(Records with drawing code)
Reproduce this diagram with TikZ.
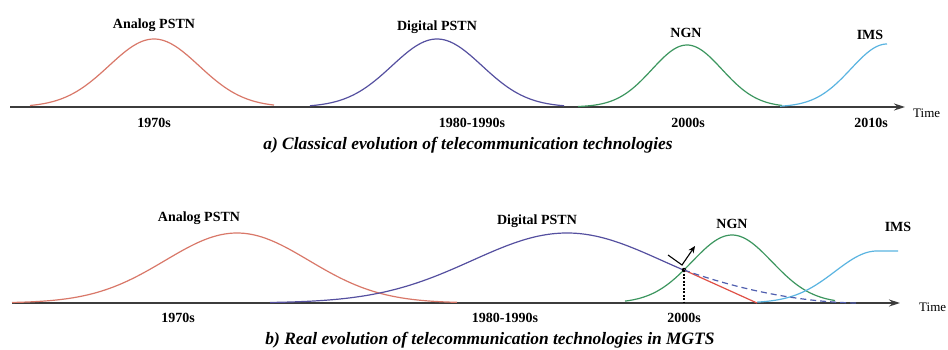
\documentclass[tikz,border=0pt]{standalone}
\usepackage{fontspec}
\setmainfont{Liberation Serif}
\usetikzlibrary{arrows.meta}
\definecolor{cRed}{RGB}{217,120,105}
\definecolor{cRedLine}{RGB}{224,80,70}
\definecolor{cBlue}{RGB}{85,80,160}
\definecolor{cDash}{RGB}{80,95,175}
\definecolor{cGreen}{RGB}{60,150,95}
\definecolor{cLight}{RGB}{90,180,225}
\definecolor{cAxis}{RGB}{60,60,60}
\begin{document}
\begin{tikzpicture}[x=1pt,y=-1pt,
  lbl/.style={font=\fontsize{14}{16}\selectfont\bfseries, anchor=base, inner sep=0pt},
  caplbl/.style={font=\fontsize{17.4}{20}\selectfont\bfseries\itshape, anchor=base, inner sep=0pt},
  timelbl/.style={font=\fontsize{13}{15}\selectfont, anchor=base west, inner sep=0pt},
  axisline/.style={draw=cAxis, line width=1.5pt, -{Stealth[length=11pt,width=7pt]}},
  curveline/.style={line width=1.2pt}
]
\fill[white] (0,0) rectangle (948,349);
\useasboundingbox (0,0) rectangle (948,349);

% ---------- panel a ----------
\coordinate (ta0) at (10,107);
\coordinate (ta1) at (905,107);
\draw[axisline] (ta0) -- (ta1);
\node[timelbl] (timeA) at (913,117) {Time};

\draw[cRed, curveline] plot[domain=30:274, samples=90] (\x, {107-68*exp(-0.5*((\x-154)/45)*((\x-154)/45))});
\draw[cBlue, curveline] plot[domain=310:564, samples=90] (\x, {107-68*exp(-0.5*((\x-437)/45)*((\x-437)/45))});
\draw[cGreen, curveline] plot[domain=578:782, samples=80] (\x, {107-62*exp(-0.5*((\x-687)/35)*((\x-687)/35))});
\draw[cLight, curveline] plot[domain=780:887, samples=60] (\x, {107-63*exp(-0.5*((\x-887)/36)*((\x-887)/36))});

\node[lbl] (aAn) at (154,28) {Analog PSTN};
\node[lbl] (aDi) at (437,30) {Digital PSTN};
\node[lbl] (aNg) at (686,37) {NGN};
\node[lbl] (aIm) at (870,39) {IMS};

\node[lbl] (a70) at (154,127) {1970s};
\node[lbl] (a80) at (472,127) {1980-1990s};
\node[lbl] (a00) at (688,127) {2000s};
\node[lbl] (a10) at (871,127) {2010s};

\node[caplbl] (capA) at (468,149) {a) Classical evolution of telecommunication technologies};

% ---------- panel b ----------
\coordinate (tb0) at (12,303);
\coordinate (tb1) at (900,303);
\draw[axisline] (tb0) -- (tb1);
\node[timelbl] (timeB) at (919,311) {Time};

\draw[cRed, curveline] plot[domain=12:457, samples=120] (\x, {303-70*exp(-0.5*((\x-237)/72)*((\x-237)/72))});
\draw[cBlue, curveline] plot[domain=270:684, samples=120] (\x, {303-70*exp(-0.5*((\x-567)/95)*((\x-567)/95))});
\draw[cGreen, curveline] plot[domain=625:835, samples=90] (\x, {303-68*exp(-0.5*((\x-732)/40)*((\x-732)/40))});
\draw[cLight, curveline] plot[domain=757:877, samples=60] (\x, {303-52*exp(-0.5*((\x-877)/42)*((\x-877)/42))}) -- (898,251);

\node[circle, fill=black, inner sep=0pt, minimum size=4.5pt] (xp) at (684,270) {};
\coordinate (xbase) at (684,303);
\coordinate (rEnd) at (757,303);
\coordinate (dEnd) at (856,303);
\draw[cRedLine, curveline] (xp.center) -- (rEnd);
\draw[cDash, curveline, dash pattern=on 6pt off 4pt] (xp.center) .. controls (740,290) and (800,302) .. (dEnd);
\draw[black, line width=1.1pt, dash pattern=on 2pt off 1.5pt] (xp.center) -- (xbase);

\coordinate (v1) at (668,255);
\coordinate (v2) at (682,265);
\coordinate (v3) at (695,246);
\draw[black, line width=1.1pt, -{Stealth[length=7pt,width=6pt]}] (v1) -- (v2) -- (v3);

\node[lbl] (bAn) at (199,221) {Analog PSTN};
\node[lbl] (bDi) at (537,224) {Digital PSTN};
\node[lbl] (bNg) at (732,228) {NGN};
\node[lbl] (bIm) at (898,231) {IMS};

\node[lbl] (b70) at (178,322) {1970s};
\node[lbl] (b80) at (505,322) {1980-1990s};
\node[lbl] (b00) at (684,322) {2000s};

\node[caplbl] (capB) at (490,344) {b) Real evolution of telecommunication technologies in MGTS};
\end{tikzpicture}
\end{document}
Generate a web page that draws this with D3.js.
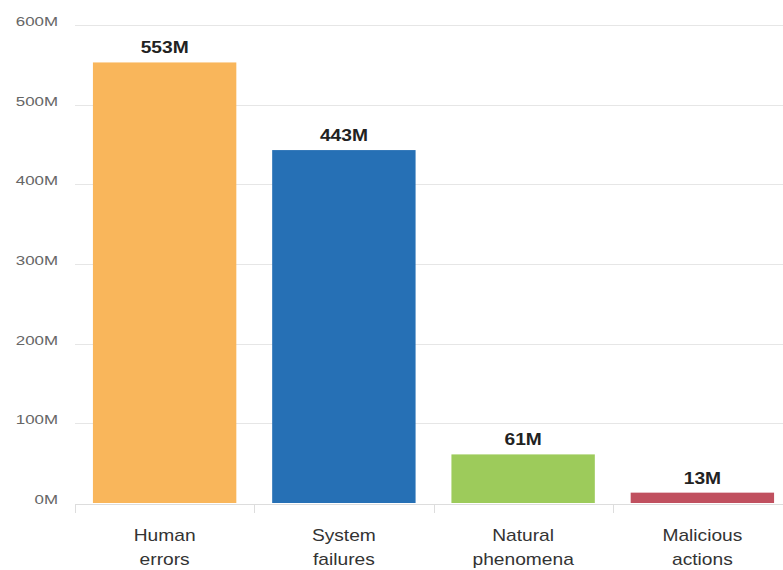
<!DOCTYPE html>
<html><head><meta charset="utf-8">
<script src="https://cdn.jsdelivr.net/npm/d3@7"></script>
<style>body{margin:0;background:#fff;}svg{display:block;font-family:"Liberation Sans",Arial,sans-serif;}</style>
</head><body>
<svg id="c" width="783" height="570"></svg>
<script>
const categories = [["Human","errors"],["System","failures"],["Natural","phenomena"],["Malicious","actions"]];
const values = [553, 443, 61, 13];
const colors = ["#F9B65B", "#2670B5", "#9DCB5B", "#C0505F"];
const yTicks = [0, 100, 200, 300, 400, 500, 600];

(function(){
const svg = d3.select("#c");
const mLeft = 75, mRight = 792, mTop = 25, mBottom = 503;
const keys = categories.map((c,i)=>i);
const x = d3.scaleBand().domain(keys).range([mLeft, mRight]).paddingInner(0.2).paddingOuter(0.1);
const y = d3.scaleLinear().domain([0, 600]).range([mBottom, mTop]);

// gridlines
svg.append("g").selectAll("line").data(yTicks.filter(t=>t>0)).join("line")
  .attr("x1", mLeft).attr("x2", 783)
  .attr("y1", d=>Math.round(y(d))+0.5).attr("y2", d=>Math.round(y(d))+0.5)
  .attr("stroke", "#e6e6e6").attr("stroke-width", 1);

// y labels
svg.append("g").selectAll("text").data(yTicks).join("text")
  .attr("transform", d=>`translate(58,${y(d)+1}) scale(1.3,1)`)
  .attr("text-anchor", "end").attr("font-size", 13).attr("fill", "#666")
  .text(d=>d+"M");

// bars
svg.append("g").selectAll("rect").data(values).join("rect")
  .attr("x", (d,i)=>x(i)).attr("width", x.bandwidth())
  .attr("y", d=>y(d)).attr("height", d=>mBottom - y(d))
  .attr("fill", (d,i)=>colors[i]);

// axis
const ax = svg.append("g");
ax.append("line").attr("x1", mLeft).attr("x2", 783).attr("y1", mBottom+1.5).attr("y2", mBottom+1.5).attr("stroke", "#ddd");
const step = x.step();
const tickXs = keys.map(i => x(i) - (step - x.bandwidth())/2);
ax.selectAll(".tk").data(tickXs).join("line").attr("class","tk")
  .attr("x1", d=>Math.round(d)+0.5).attr("x2", d=>Math.round(d)+0.5)
  .attr("y1", mBottom+1).attr("y2", mBottom+10).attr("stroke", "#ddd");

// category labels
const cg = svg.append("g").selectAll("g").data(categories).join("g")
  .attr("transform", (d,i)=>`translate(${x(i)+x.bandwidth()/2},541)`);
cg.selectAll("text").data(d=>d).join("text")
  .attr("transform", (d,j)=>`translate(0,${j*24}) scale(1.2,1)`)
  .attr("text-anchor", "middle").attr("font-size", 16).attr("fill", "#333")
  .text(d=>d);

// value labels
svg.append("g").selectAll("text").data(values).join("text")
  .attr("transform", (d,i)=>`translate(${x(i)+x.bandwidth()/2},${y(d)-9}) scale(1.2,1)`)
  .attr("text-anchor", "middle").attr("font-size", 16).attr("font-weight", "bold").attr("fill", "#222")
  .text(d=>d+"M");
})();
</script>
</body></html>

=== The problem ===
Reproduce all of the data exactly; the pictures do not belong in the copy.

=== Result of this task ===
Reproduce this diagram with TikZ.
\documentclass[tikz,border=0pt]{standalone}
\usepackage{fontspec}
\setmainfont{Liberation Serif}
\usetikzlibrary{arrows.meta}
\definecolor{cRed}{RGB}{217,120,105}
\definecolor{cRedLine}{RGB}{224,80,70}
\definecolor{cBlue}{RGB}{85,80,160}
\definecolor{cDash}{RGB}{80,95,175}
\definecolor{cGreen}{RGB}{60,150,95}
\definecolor{cLight}{RGB}{90,180,225}
\definecolor{cAxis}{RGB}{60,60,60}
\begin{document}
\begin{tikzpicture}[x=1pt,y=-1pt,
  lbl/.style={font=\fontsize{14}{16}\selectfont\bfseries, anchor=base, inner sep=0pt},
  caplbl/.style={font=\fontsize{17.4}{20}\selectfont\bfseries\itshape, anchor=base, inner sep=0pt},
  timelbl/.style={font=\fontsize{13}{15}\selectfont, anchor=base west, inner sep=0pt},
  axisline/.style={draw=cAxis, line width=1.5pt, -{Stealth[length=11pt,width=7pt]}},
  curveline/.style={line width=1.2pt}
]
\fill[white] (0,0) rectangle (948,349);
\useasboundingbox (0,0) rectangle (948,349);

% ---------- panel a ----------
\coordinate (ta0) at (10,107);
\coordinate (ta1) at (905,107);
\draw[axisline] (ta0) -- (ta1);
\node[timelbl] (timeA) at (913,117) {Time};

\draw[cRed, curveline] plot[domain=30:274, samples=90] (\x, {107-68*exp(-0.5*((\x-154)/45)*((\x-154)/45))});
\draw[cBlue, curveline] plot[domain=310:564, samples=90] (\x, {107-68*exp(-0.5*((\x-437)/45)*((\x-437)/45))});
\draw[cGreen, curveline] plot[domain=578:782, samples=80] (\x, {107-62*exp(-0.5*((\x-687)/35)*((\x-687)/35))});
\draw[cLight, curveline] plot[domain=780:887, samples=60] (\x, {107-63*exp(-0.5*((\x-887)/36)*((\x-887)/36))});

\node[lbl] (aAn) at (154,28) {Analog PSTN};
\node[lbl] (aDi) at (437,30) {Digital PSTN};
\node[lbl] (aNg) at (686,37) {NGN};
\node[lbl] (aIm) at (870,39) {IMS};

\node[lbl] (a70) at (154,127) {1970s};
\node[lbl] (a80) at (472,127) {1980-1990s};
\node[lbl] (a00) at (688,127) {2000s};
\node[lbl] (a10) at (871,127) {2010s};

\node[caplbl] (capA) at (468,149) {a) Classical evolution of telecommunication technologies};

% ---------- panel b ----------
\coordinate (tb0) at (12,303);
\coordinate (tb1) at (900,303);
\draw[axisline] (tb0) -- (tb1);
\node[timelbl] (timeB) at (919,311) {Time};

\draw[cRed, curveline] plot[domain=12:457, samples=120] (\x, {303-70*exp(-0.5*((\x-237)/72)*((\x-237)/72))});
\draw[cBlue, curveline] plot[domain=270:684, samples=120] (\x, {303-70*exp(-0.5*((\x-567)/95)*((\x-567)/95))});
\draw[cGreen, curveline] plot[domain=625:835, samples=90] (\x, {303-68*exp(-0.5*((\x-732)/40)*((\x-732)/40))});
\draw[cLight, curveline] plot[domain=757:877, samples=60] (\x, {303-52*exp(-0.5*((\x-877)/42)*((\x-877)/42))}) -- (898,251);

\node[circle, fill=black, inner sep=0pt, minimum size=4.5pt] (xp) at (684,270) {};
\coordinate (xbase) at (684,303);
\coordinate (rEnd) at (757,303);
\coordinate (dEnd) at (856,303);
\draw[cRedLine, curveline] (xp.center) -- (rEnd);
\draw[cDash, curveline, dash pattern=on 6pt off 4pt] (xp.center) .. controls (740,290) and (800,302) .. (dEnd);
\draw[black, line width=1.1pt, dash pattern=on 2pt off 1.5pt] (xp.center) -- (xbase);

\coordinate (v1) at (668,255);
\coordinate (v2) at (682,265);
\coordinate (v3) at (695,246);
\draw[black, line width=1.1pt, -{Stealth[length=7pt,width=6pt]}] (v1) -- (v2) -- (v3);

\node[lbl] (bAn) at (199,221) {Analog PSTN};
\node[lbl] (bDi) at (537,224) {Digital PSTN};
\node[lbl] (bNg) at (732,228) {NGN};
\node[lbl] (bIm) at (898,231) {IMS};

\node[lbl] (b70) at (178,322) {1970s};
\node[lbl] (b80) at (505,322) {1980-1990s};
\node[lbl] (b00) at (684,322) {2000s};

\node[caplbl] (capB) at (490,344) {b) Real evolution of telecommunication technologies in MGTS};
\end{tikzpicture}
\end{document}
Generate a web page that draws this with D3.js.
<!DOCTYPE html>
<html><head><meta charset="utf-8">
<script src="https://cdn.jsdelivr.net/npm/d3@7"></script>
<style>body{margin:0;background:#fff;}svg{display:block;font-family:"Liberation Sans",Arial,sans-serif;}</style>
</head><body>
<svg id="c" width="783" height="570"></svg>
<script>
const categories = [["Human","errors"],["System","failures"],["Natural","phenomena"],["Malicious","actions"]];
const values = [553, 443, 61, 13];
const colors = ["#F9B65B", "#2670B5", "#9DCB5B", "#C0505F"];
const yTicks = [0, 100, 200, 300, 400, 500, 600];

(function(){
const svg = d3.select("#c");
const mLeft = 75, mRight = 792, mTop = 25, mBottom = 503;
const keys = categories.map((c,i)=>i);
const x = d3.scaleBand().domain(keys).range([mLeft, mRight]).paddingInner(0.2).paddingOuter(0.1);
const y = d3.scaleLinear().domain([0, 600]).range([mBottom, mTop]);

// gridlines
svg.append("g").selectAll("line").data(yTicks.filter(t=>t>0)).join("line")
  .attr("x1", mLeft).attr("x2", 783)
  .attr("y1", d=>Math.round(y(d))+0.5).attr("y2", d=>Math.round(y(d))+0.5)
  .attr("stroke", "#e6e6e6").attr("stroke-width", 1);

// y labels
svg.append("g").selectAll("text").data(yTicks).join("text")
  .attr("transform", d=>`translate(58,${y(d)+1}) scale(1.3,1)`)
  .attr("text-anchor", "end").attr("font-size", 13).attr("fill", "#666")
  .text(d=>d+"M");

// bars
svg.append("g").selectAll("rect").data(values).join("rect")
  .attr("x", (d,i)=>x(i)).attr("width", x.bandwidth())
  .attr("y", d=>y(d)).attr("height", d=>mBottom - y(d))
  .attr("fill", (d,i)=>colors[i]);

// axis
const ax = svg.append("g");
ax.append("line").attr("x1", mLeft).attr("x2", 783).attr("y1", mBottom+1.5).attr("y2", mBottom+1.5).attr("stroke", "#ddd");
const step = x.step();
const tickXs = keys.map(i => x(i) - (step - x.bandwidth())/2);
ax.selectAll(".tk").data(tickXs).join("line").attr("class","tk")
  .attr("x1", d=>Math.round(d)+0.5).attr("x2", d=>Math.round(d)+0.5)
  .attr("y1", mBottom+1).attr("y2", mBottom+10).attr("stroke", "#ddd");

// category labels
const cg = svg.append("g").selectAll("g").data(categories).join("g")
  .attr("transform", (d,i)=>`translate(${x(i)+x.bandwidth()/2},541)`);
cg.selectAll("text").data(d=>d).join("text")
  .attr("transform", (d,j)=>`translate(0,${j*24}) scale(1.2,1)`)
  .attr("text-anchor", "middle").attr("font-size", 16).attr("fill", "#333")
  .text(d=>d);

// value labels
svg.append("g").selectAll("text").data(values).join("text")
  .attr("transform", (d,i)=>`translate(${x(i)+x.bandwidth()/2},${y(d)-9}) scale(1.2,1)`)
  .attr("text-anchor", "middle").attr("font-size", 16).attr("font-weight", "bold").attr("fill", "#222")
  .text(d=>d+"M");
})();
</script>
</body></html>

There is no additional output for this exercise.